*AIM*: Go through the entries below and pick out every line with "that".

*AVAILABLE DATA*:
····················

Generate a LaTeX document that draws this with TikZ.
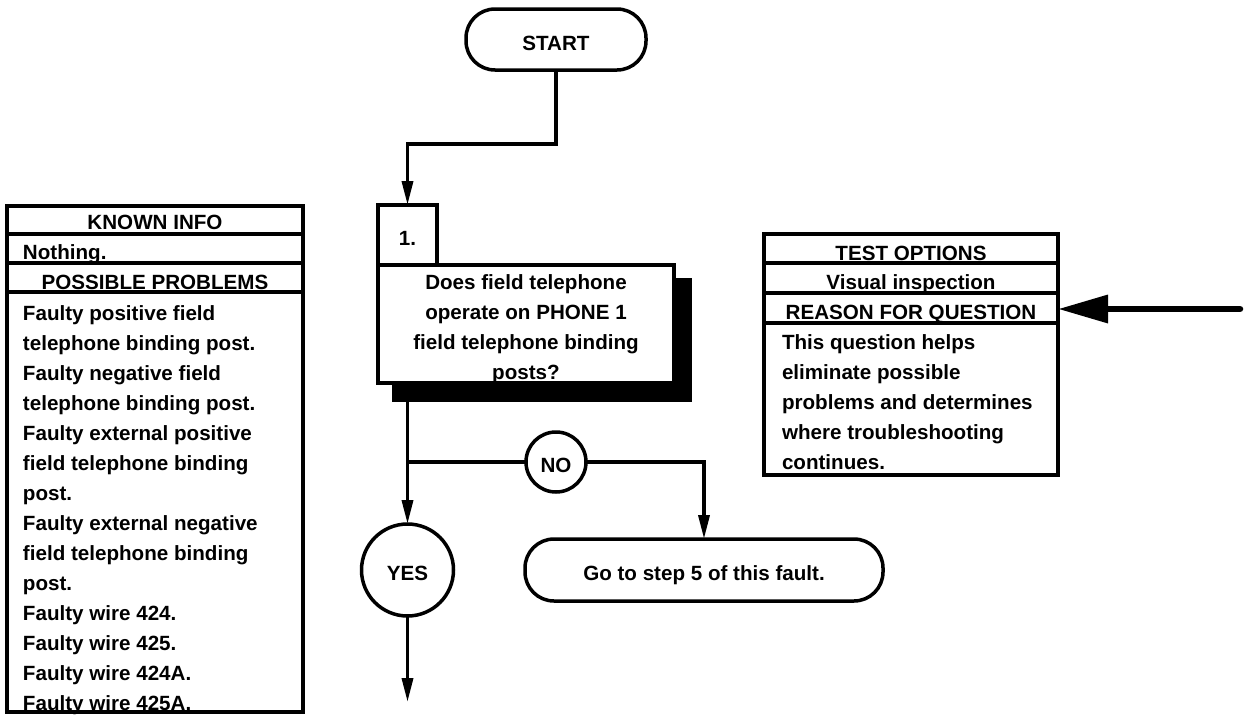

····················

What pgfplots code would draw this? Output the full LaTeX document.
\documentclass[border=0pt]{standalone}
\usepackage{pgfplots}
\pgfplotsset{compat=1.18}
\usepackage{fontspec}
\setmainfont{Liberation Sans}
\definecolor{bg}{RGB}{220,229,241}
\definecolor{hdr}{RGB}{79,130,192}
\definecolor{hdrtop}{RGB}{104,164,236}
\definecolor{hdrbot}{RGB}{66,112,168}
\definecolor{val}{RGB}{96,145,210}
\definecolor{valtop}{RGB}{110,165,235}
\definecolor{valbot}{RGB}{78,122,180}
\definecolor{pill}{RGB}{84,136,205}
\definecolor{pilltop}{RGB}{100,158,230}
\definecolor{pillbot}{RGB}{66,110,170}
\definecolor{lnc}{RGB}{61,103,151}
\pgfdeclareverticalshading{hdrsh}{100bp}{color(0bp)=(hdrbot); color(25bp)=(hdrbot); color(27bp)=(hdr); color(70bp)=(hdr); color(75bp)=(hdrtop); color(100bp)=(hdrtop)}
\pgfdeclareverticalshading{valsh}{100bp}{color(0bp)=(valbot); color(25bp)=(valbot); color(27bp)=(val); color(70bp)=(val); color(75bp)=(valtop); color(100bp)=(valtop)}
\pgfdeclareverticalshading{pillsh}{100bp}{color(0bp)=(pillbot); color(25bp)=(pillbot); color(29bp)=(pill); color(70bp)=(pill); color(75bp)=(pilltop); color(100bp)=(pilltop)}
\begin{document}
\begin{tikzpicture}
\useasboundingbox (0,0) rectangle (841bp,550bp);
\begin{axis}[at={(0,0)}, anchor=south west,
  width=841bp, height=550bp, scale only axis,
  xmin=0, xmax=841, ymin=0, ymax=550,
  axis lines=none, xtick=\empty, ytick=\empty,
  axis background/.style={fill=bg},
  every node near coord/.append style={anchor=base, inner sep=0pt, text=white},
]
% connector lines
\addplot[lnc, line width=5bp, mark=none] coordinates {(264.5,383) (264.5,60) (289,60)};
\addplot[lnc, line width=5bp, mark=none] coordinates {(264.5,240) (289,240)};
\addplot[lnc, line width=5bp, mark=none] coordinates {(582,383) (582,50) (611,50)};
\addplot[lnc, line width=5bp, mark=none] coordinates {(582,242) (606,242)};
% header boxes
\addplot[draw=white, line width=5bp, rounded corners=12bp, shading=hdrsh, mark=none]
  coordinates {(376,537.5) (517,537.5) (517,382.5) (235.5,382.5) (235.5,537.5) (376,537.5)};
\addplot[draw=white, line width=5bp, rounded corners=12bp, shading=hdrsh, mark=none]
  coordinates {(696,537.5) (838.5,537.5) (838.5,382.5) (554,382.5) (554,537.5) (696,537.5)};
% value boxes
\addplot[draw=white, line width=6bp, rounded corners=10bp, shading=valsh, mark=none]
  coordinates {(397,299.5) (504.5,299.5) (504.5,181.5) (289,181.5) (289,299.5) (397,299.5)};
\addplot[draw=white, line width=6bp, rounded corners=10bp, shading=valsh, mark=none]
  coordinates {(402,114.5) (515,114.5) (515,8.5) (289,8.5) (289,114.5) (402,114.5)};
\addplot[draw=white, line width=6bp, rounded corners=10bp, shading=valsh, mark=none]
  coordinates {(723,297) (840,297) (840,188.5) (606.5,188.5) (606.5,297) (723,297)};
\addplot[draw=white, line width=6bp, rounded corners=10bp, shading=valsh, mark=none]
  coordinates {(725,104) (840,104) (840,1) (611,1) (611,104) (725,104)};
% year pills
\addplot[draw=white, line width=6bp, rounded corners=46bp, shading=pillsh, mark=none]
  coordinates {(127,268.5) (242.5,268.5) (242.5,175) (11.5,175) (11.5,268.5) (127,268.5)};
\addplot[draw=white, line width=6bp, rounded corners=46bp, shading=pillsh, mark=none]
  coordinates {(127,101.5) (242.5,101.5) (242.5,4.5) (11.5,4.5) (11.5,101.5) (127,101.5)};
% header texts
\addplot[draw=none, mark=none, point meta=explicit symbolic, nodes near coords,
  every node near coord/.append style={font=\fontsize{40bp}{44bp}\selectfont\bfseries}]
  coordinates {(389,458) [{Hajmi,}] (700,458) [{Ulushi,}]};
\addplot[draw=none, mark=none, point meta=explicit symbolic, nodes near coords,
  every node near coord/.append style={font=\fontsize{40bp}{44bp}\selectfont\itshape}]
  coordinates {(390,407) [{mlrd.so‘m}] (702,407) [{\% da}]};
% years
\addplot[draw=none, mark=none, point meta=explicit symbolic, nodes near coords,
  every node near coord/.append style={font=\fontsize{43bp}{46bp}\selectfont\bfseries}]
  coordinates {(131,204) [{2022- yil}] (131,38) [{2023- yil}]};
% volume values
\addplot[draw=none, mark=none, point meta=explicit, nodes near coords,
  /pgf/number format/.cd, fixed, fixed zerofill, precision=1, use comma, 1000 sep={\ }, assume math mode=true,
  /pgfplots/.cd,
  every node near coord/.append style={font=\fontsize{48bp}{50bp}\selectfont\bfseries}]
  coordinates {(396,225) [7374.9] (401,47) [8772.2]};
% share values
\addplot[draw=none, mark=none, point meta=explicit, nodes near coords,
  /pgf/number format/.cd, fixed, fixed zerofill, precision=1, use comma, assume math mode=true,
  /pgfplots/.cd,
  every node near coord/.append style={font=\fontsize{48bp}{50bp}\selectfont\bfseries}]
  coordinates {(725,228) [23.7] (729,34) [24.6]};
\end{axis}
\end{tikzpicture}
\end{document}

····················

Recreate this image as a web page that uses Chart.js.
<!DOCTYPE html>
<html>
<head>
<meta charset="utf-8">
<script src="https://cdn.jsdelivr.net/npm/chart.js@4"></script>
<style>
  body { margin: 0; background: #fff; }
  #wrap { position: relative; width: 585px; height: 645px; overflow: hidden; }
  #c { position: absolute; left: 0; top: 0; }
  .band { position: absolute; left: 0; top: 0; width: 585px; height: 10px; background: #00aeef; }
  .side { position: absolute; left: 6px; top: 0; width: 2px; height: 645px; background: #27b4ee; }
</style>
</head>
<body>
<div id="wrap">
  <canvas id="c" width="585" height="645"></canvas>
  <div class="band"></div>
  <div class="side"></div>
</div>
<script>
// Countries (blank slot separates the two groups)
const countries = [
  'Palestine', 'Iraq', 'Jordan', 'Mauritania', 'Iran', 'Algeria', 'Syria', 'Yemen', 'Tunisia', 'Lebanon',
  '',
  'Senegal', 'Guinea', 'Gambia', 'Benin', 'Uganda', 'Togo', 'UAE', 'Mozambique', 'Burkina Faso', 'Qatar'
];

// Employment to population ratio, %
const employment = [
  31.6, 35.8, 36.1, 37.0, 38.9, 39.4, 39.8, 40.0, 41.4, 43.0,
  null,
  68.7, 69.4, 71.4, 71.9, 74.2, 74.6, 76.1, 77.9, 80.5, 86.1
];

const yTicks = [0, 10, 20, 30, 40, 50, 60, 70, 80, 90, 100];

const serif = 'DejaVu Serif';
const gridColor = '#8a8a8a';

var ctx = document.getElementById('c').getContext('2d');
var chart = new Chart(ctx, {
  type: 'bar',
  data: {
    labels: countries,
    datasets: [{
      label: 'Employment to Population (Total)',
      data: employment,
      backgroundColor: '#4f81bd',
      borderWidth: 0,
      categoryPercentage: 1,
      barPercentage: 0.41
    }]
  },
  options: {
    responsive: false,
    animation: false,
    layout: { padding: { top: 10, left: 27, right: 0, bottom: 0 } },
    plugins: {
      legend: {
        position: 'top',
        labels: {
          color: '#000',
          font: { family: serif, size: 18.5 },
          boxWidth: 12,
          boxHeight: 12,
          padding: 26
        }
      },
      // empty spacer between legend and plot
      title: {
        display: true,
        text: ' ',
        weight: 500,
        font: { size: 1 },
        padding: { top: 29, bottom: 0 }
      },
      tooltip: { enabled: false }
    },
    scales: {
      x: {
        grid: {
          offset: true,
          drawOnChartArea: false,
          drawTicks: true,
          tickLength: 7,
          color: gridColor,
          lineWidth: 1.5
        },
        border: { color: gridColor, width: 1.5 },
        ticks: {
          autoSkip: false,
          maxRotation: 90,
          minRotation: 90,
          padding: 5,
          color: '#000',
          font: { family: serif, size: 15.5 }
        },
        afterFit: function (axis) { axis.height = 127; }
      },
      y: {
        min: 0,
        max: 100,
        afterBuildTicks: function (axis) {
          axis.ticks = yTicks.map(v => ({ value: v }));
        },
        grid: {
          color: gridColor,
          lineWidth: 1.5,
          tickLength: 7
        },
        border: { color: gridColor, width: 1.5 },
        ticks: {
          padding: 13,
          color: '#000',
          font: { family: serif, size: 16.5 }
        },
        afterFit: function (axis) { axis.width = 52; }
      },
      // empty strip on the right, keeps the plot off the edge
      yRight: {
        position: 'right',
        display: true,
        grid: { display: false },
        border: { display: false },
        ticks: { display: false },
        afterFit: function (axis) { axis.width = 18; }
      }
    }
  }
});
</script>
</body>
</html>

····················

*THE SOLUTION*:
Generate a LaTeX document that draws this with TikZ.
Recreate this image as a web page that uses Chart.js.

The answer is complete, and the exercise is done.